#### The exercise
Retype only the lines running from the line that contains "Reproduce this chart with matplotlib." to the line that contains "from matplotlib.patches import Rectangle", inclusive, and leave the pictures behind.

Entries from a dataset
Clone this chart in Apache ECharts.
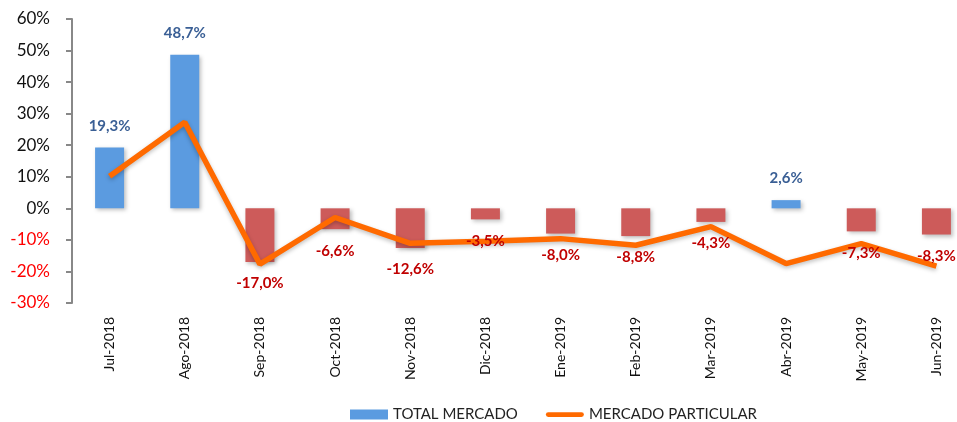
<!DOCTYPE html>
<html>
<head>
<meta charset="utf-8">
<script src="https://cdn.jsdelivr.net/npm/echarts@6/dist/echarts.min.js"></script>
<style>
  html, body { margin: 0; padding: 0; background: #fff; overflow: hidden; }
  /* plot area runs a little past the right edge, as in the original */
  #chart { width: 974px; height: 422px; }
</style>
</head>
<body>
<div id="chart"></div>
<script>
const months = ['Jul-2018', 'Ago-2018', 'Sep-2018', 'Oct-2018', 'Nov-2018', 'Dic-2018',
  'Ene-2019', 'Feb-2019', 'Mar-2019', 'Abr-2019', 'May-2019', 'Jun-2019'];
const totalMercado = [19.3, 48.7, -17.0, -6.6, -12.6, -3.5, -8.0, -8.8, -4.3, 2.6, -7.3, -8.3];
const mercadoParticular = [10.2, 27.3, -17.7, -2.9, -11.1, -10.4, -9.6, -11.7, -5.8, -17.5, -11.2, -18.3];

const FONT = 'Lato, "Open Sans", sans-serif';
const fmt = v => v.toFixed(1).replace('.', ',') + '%';

// bars: blue when positive, red when negative
const barData = totalMercado.map(v => ({
  value: v,
  itemStyle: { color: v >= 0 ? '#5b9be0' : '#cd5b5a' }
}));

// same values again, transparent, only to carry the labels above the line
const labelData = totalMercado.map(v => ({
  value: v,
  label: {
    position: v >= 0 ? 'top' : 'bottom',
    distance: 14,
    color: v >= 0 ? '#3a5f95' : '#c00000'
  }
}));

const chart = echarts.init(document.getElementById('chart'));
chart.setOption({
  animation: false,
  textStyle: { fontFamily: FONT },
  grid: { left: 72, top: 19, right: 0, bottom: 119 },
  legend: {
    left: 345, top: 402,
    itemWidth: 38, itemHeight: 10, itemGap: 28,
    textStyle: { fontSize: 15, color: '#222', fontFamily: FONT },
    data: [
      { name: 'TOTAL MERCADO', icon: 'rect', itemStyle: { color: '#5b9be0' } },
      { name: 'MERCADO PARTICULAR',
        icon: 'path://M2.5,0 L37.5,0 A2.5,2.5 0 0 1 37.5,5 L2.5,5 A2.5,2.5 0 0 1 2.5,0 Z',
        itemStyle: { color: '#ff6a00' } }
    ]
  },
  xAxis: {
    type: 'category',
    data: months,
    axisLine: { show: false },
    axisTick: { show: false },
    axisLabel: { rotate: 90, margin: 14, fontSize: 14, color: '#111', fontFamily: FONT }
  },
  yAxis: {
    type: 'value',
    min: -30, max: 60, interval: 10,
    splitLine: { show: false },
    axisLine: { show: true, lineStyle: { color: '#888', width: 2 } },
    axisTick: { show: true, length: 6, lineStyle: { color: '#888', width: 2 } },
    axisLabel: {
      margin: 22, fontSize: 17, fontFamily: FONT,
      formatter: '{value}%',
      color: v => (v < 0 ? '#ff0000' : '#111')
    }
  },
  series: [
    {
      name: 'TOTAL MERCADO',
      type: 'bar',
      barWidth: 29,
      barGap: '-100%',
      z: 1,
      data: barData,
      itemStyle: { shadowBlur: 4, shadowColor: 'rgba(0,0,0,0.25)', shadowOffsetX: 2, shadowOffsetY: 2 }
    },
    {
      name: 'MERCADO PARTICULAR',
      type: 'line',
      data: mercadoParticular,
      symbol: 'none',
      z: 2,
      itemStyle: { color: '#ff6a00' },
      lineStyle: { width: 5.5, color: '#ff6a00', shadowBlur: 4, shadowColor: 'rgba(0,0,0,0.25)', shadowOffsetY: 2 }
    },
    {
      name: 'labels',
      type: 'bar',
      barWidth: 29,
      barGap: '-100%',
      z: 3,
      silent: true,
      data: labelData,
      itemStyle: { color: 'rgba(0,0,0,0)' },
      label: {
        show: true, fontSize: 15, fontWeight: 'bold', fontFamily: FONT,
        formatter: p => fmt(p.value)
      }
    }
  ]
});
</script>
</body>
</html>
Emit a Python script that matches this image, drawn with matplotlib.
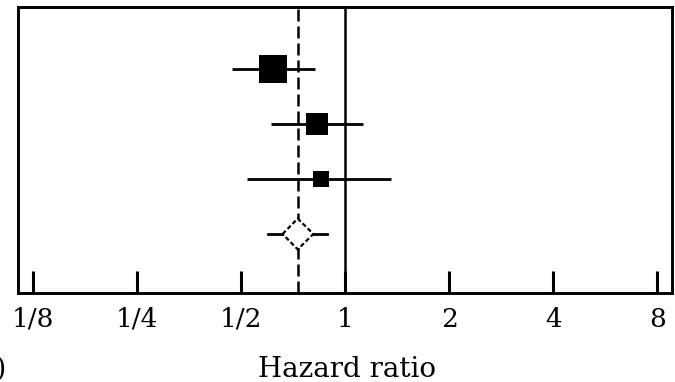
import matplotlib
matplotlib.use("Agg")
import matplotlib.pyplot as plt
from matplotlib.patches import Polygon
import numpy as np

# study estimates (hazard ratios), top to bottom
hr = [0.62, 0.83, 0.85]
ci_low = [0.47, 0.61, 0.52]
ci_high = [0.82, 1.13, 1.36]
weight = [51, 32, 17]  # percent, drives square size

# pooled estimate
pooled_hr = 0.73
pooled_ci = (0.66, 0.81)
pooled_pi = (0.60, 0.89)

tick_vals = [1/8, 1/4, 1/2, 1, 2, 4, 8]
tick_labels = ['1/8', '1/4', '1/2', '1', '2', '4', '8']

plt.rcParams['font.family'] = 'DejaVu Serif'

fig = plt.figure(figsize=(6.75, 3.82), dpi=100)
ax = fig.add_axes([18/675, 89/382, 654/675, 286/382])

rows = np.arange(len(hr) + 1, 1, -1)   # 4, 3, 2
pooled_row = 1

ax.axvline(1, color='black', lw=1.8, zorder=1)
ax.axvline(pooled_hr, color='black', lw=1.8, dashes=(4.8, 2.0), zorder=1)

for y, est, lo, hi, w in zip(rows, hr, ci_low, ci_high, weight):
    ax.plot([lo, hi], [y, y], color='black', lw=2, zorder=2, solid_capstyle='butt')
    ax.plot(est, y, marker='s', color='black', markersize=2.8*np.sqrt(w),
            markeredgewidth=0, zorder=3)

# pooled diamond with whiskers
ax.plot([pooled_pi[0], pooled_pi[1]], [pooled_row, pooled_row], color='black', lw=2, zorder=2)
h = 0.28
diamond = Polygon([[pooled_ci[0], pooled_row], [pooled_hr, pooled_row + h],
                   [pooled_ci[1], pooled_row], [pooled_hr, pooled_row - h]],
                  closed=True, facecolor='white', edgecolor='black', lw=1.6,
                  linestyle=(0, (2, 1.2)), zorder=4)
ax.add_patch(diamond)

ax.set_xscale('log', base=2)
ax.set_xlim(2**-3.14, 2**3.14)
ax.set_ylim(-0.073, 5.127)
ax.set_xticks(tick_vals)
ax.set_xticklabels(tick_labels, fontsize=19)
ax.xaxis.set_minor_locator(matplotlib.ticker.NullLocator())
ax.set_yticks([])
ax.tick_params(axis='x', direction='in', length=16, width=2.2, pad=10)

for s in ax.spines.values():
    s.set_linewidth(2.1)

fig.text(347/675, 5/382, 'Hazard ratio', ha='center', va='baseline', fontsize=20)
fig.text(7/675, 5/382, '(b)', ha='right', va='baseline', fontsize=20)

fig.savefig('out.png', dpi=100)
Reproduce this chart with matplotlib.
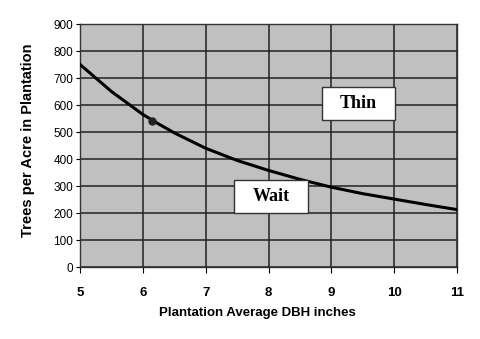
import matplotlib
matplotlib.use("Agg")
import matplotlib.pyplot as plt
from matplotlib.patches import Rectangle

# curve
dbh = [5, 5.5, 6, 6.25, 6.5, 7, 7.5, 8, 8.5, 9, 9.5, 10, 10.5, 11]
trees = [750, 650, 565, 530, 497, 440, 395, 358, 325, 296, 272, 252, 232, 213]
marker_x = [6.15]
marker_y = [542]
x_ticks = [5, 6, 7, 8, 9, 10, 11]
y_ticks = list(range(0, 1000, 100))

# label boxes: (text, x0, x1, y0, y1)
labels = [('Thin', 8.85, 10.02, 544, 667),
          ('Wait', 7.45, 8.63, 200, 322)]

plt.rcParams['font.family'] = ['Liberation Sans', 'DejaVu Sans']

fig = plt.figure(figsize=(4.8, 3.39), dpi=100)
ax = fig.add_axes([0.167, 0.212, 0.785, 0.717])
ax.set_facecolor('#c0c0c0')

ax.plot(dbh, trees, color='black', lw=2.2, zorder=3)
ax.plot(marker_x, marker_y, 'o', color='#222222', ms=5, zorder=4)

ax.set_xlim(5, 11)
ax.set_ylim(0, 900)
ax.set_xticks(x_ticks)
ax.set_yticks(y_ticks)
ax.grid(True, color='#222222', lw=1.1, zorder=1)
ax.set_axisbelow(True)
for s in ax.spines.values():
    s.set_color('#333333')
    s.set_linewidth(1.0)

ax.tick_params(axis='x', length=4, pad=10, labelsize=9.5)
ax.tick_params(axis='y', length=3, pad=2, labelsize=8.5)
for lbl in ax.get_xticklabels():
    lbl.set_fontweight('bold')

ax.set_xlabel('Plantation Average DBH inches', fontsize=9.5, fontweight='bold')
ax.xaxis.set_label_coords(0.47, -0.165)
ax.set_ylabel('Trees per Acre in Plantation', fontsize=10.5, fontweight='bold')
ax.yaxis.set_label_coords(-0.12, 0.52)

for txt, x0, x1, y0, y1 in labels:
    ax.add_patch(Rectangle((x0, y0), x1 - x0, y1 - y0, facecolor='white',
                           edgecolor='#333333', lw=1, zorder=5))
    ax.text((x0 + x1) / 2, (y0 + y1) / 2, txt, ha='center', va='center', fontsize=13,
            fontweight='bold', family='Liberation Serif', zorder=6)

fig.savefig('out.png', dpi=100)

#### Task output
Reproduce this chart with matplotlib.
import matplotlib
matplotlib.use("Agg")
import matplotlib.pyplot as plt
from matplotlib.patches import Rectangle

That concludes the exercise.